Tax Cuts Likely; Democrats Urge Debt Reduction (June 2000)

In an era of budget surpluses not seen in 30 years, President Clinton has proposed tax reductions, marriage penalty relief, increased charitable contribution deductions, and the following credits: (i) a new college credit, (ii) a long-term health care credit, (iii) an increase in the child-care credit, and (iv) an expanded earned income tax credit.

The House in March approved a fiscal 2001 budget calling for up to $240 billion in tax cuts over five years. The Senate in April approved a more modest $150 billion tax reduction. Budget proposals of both the Congress and the President were dwarfed by the five-year $483 billion package of tax cuts proposed by Governor Bush, who favors lowering marginal tax rates for individuals, phasing out gift and estate taxes, reducing the marriage penalty, doubling the child credit to $1,000 per child, vetoing any increase in corporate taxes, and expanding education savings accounts.

Vice President Gore, an advocate of national debt reduction, favors more modest tax cuts. Mr. Gore also supports marriage penalty relief, a permanent  research and development tax credit, and the creation of (i) tax-favored accounts for education expenses, and (ii) Universal Savings Accounts (USAs), which are tax-favored retirement accounts funded by low and middle income families with matching government contributions.

In other tax developments:

¶ A bill sponsored by Senate majority leader Trent Lott (R-Miss.) proposing sharp increases in the standard deduction for married couples and expansion of the 15% and 28% tax brackets was defeated in April, perhaps due to its projected cost of $248 billion over ten years. Mr. Clinton had earlier vowed to veto a similar House bill costing $182 billion;

¶ The Senate in April also rejected Mr. Lott’s proposal to temporarily suspend the 4.3 cents per gallon federal gasoline tax. Republicans were said to express concern over the potential loss of road construction subsidies;

¶  House and Senate Conferees are currently negotiating a package of health-related tax bills that would increase deductions for health insurance premiums and long-term care expenses, and facilitate the use of medical savings accounts;

¶ Federal Reserve Chairman Greenspan, who also favors reducing the national debt, urged the Senate Committee on Aging in May not to divert income tax surpluses to Social Security;

¶ The House Judiciary Committee voted in May to extend for another five years the current moratorium on new state and local taxation of the Internet imposed by the Internet Tax Freedom Act of 1998.

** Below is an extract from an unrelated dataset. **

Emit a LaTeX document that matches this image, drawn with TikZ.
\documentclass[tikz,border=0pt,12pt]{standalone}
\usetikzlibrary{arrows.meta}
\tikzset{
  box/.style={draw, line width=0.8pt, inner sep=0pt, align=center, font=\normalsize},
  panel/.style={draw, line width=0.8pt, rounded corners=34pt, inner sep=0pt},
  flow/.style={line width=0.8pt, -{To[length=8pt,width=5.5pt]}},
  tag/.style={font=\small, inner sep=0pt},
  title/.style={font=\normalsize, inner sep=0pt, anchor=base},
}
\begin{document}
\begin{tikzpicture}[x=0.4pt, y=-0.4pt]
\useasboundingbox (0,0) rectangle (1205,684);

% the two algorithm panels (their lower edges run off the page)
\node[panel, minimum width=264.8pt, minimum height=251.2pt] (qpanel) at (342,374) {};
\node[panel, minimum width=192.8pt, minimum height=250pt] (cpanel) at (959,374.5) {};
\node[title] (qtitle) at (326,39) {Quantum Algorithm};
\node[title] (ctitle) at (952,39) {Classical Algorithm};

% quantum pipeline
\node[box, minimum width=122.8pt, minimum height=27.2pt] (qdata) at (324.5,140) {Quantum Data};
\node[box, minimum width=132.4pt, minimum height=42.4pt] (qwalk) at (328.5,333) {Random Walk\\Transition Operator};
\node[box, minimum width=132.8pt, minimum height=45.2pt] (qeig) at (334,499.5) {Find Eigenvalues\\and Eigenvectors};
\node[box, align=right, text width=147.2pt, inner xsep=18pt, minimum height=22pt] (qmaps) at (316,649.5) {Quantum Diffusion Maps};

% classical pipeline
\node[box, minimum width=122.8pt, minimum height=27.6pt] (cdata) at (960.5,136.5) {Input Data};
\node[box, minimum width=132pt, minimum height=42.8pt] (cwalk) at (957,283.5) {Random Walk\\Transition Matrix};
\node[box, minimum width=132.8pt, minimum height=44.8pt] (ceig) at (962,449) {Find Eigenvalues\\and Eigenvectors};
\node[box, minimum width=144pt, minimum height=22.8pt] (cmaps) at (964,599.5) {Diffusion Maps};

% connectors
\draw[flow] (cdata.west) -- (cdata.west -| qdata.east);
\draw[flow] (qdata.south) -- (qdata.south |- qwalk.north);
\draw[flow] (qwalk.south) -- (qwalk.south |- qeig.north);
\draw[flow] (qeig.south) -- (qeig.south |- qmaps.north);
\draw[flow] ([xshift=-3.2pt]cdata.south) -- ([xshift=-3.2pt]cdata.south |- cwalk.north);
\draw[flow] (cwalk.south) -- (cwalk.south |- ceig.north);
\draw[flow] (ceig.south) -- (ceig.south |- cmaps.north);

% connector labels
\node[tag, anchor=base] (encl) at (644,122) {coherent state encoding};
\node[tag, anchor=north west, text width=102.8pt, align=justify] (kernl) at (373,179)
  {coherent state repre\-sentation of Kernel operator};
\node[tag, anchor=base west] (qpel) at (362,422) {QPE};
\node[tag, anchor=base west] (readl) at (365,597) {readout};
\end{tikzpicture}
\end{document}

¶ The House approved a five-year, $46 billion tax reduction for small businesses over five years, which would provide greater deductions for (i) business equipment purchases, (ii) self-employed health insurance premiums, and (iii) meal and entertainment expenses. Mr. Clinton has vowed to veto the bill;

¶ The House voted unanimously in April to approve new taxpayer rights legislation protecting against illegal disclosure of taxpayer information. The bill would also simplify estimated tax rules, and reduce IRS penalty and interest charges for individuals;

¶ In response to last year’s unpopular repeal of accrual basis taxpayers’ right to use the installment method, the IRS has issued guidance (Rev. Proc. 2000-22) permitting taxpayers with annual gross receipts of $1 million or less to use the cash method of accounting, and therefore, the installment method. The guidance would be retroactive to the date of repeal, December 17, 1999; and

¶ Treasury Secretary Summers characterized the growth in corporate tax shelters as the “most serious compliance issue threatening the American tax system today,” and outlined the administration’s strategy to curb their use.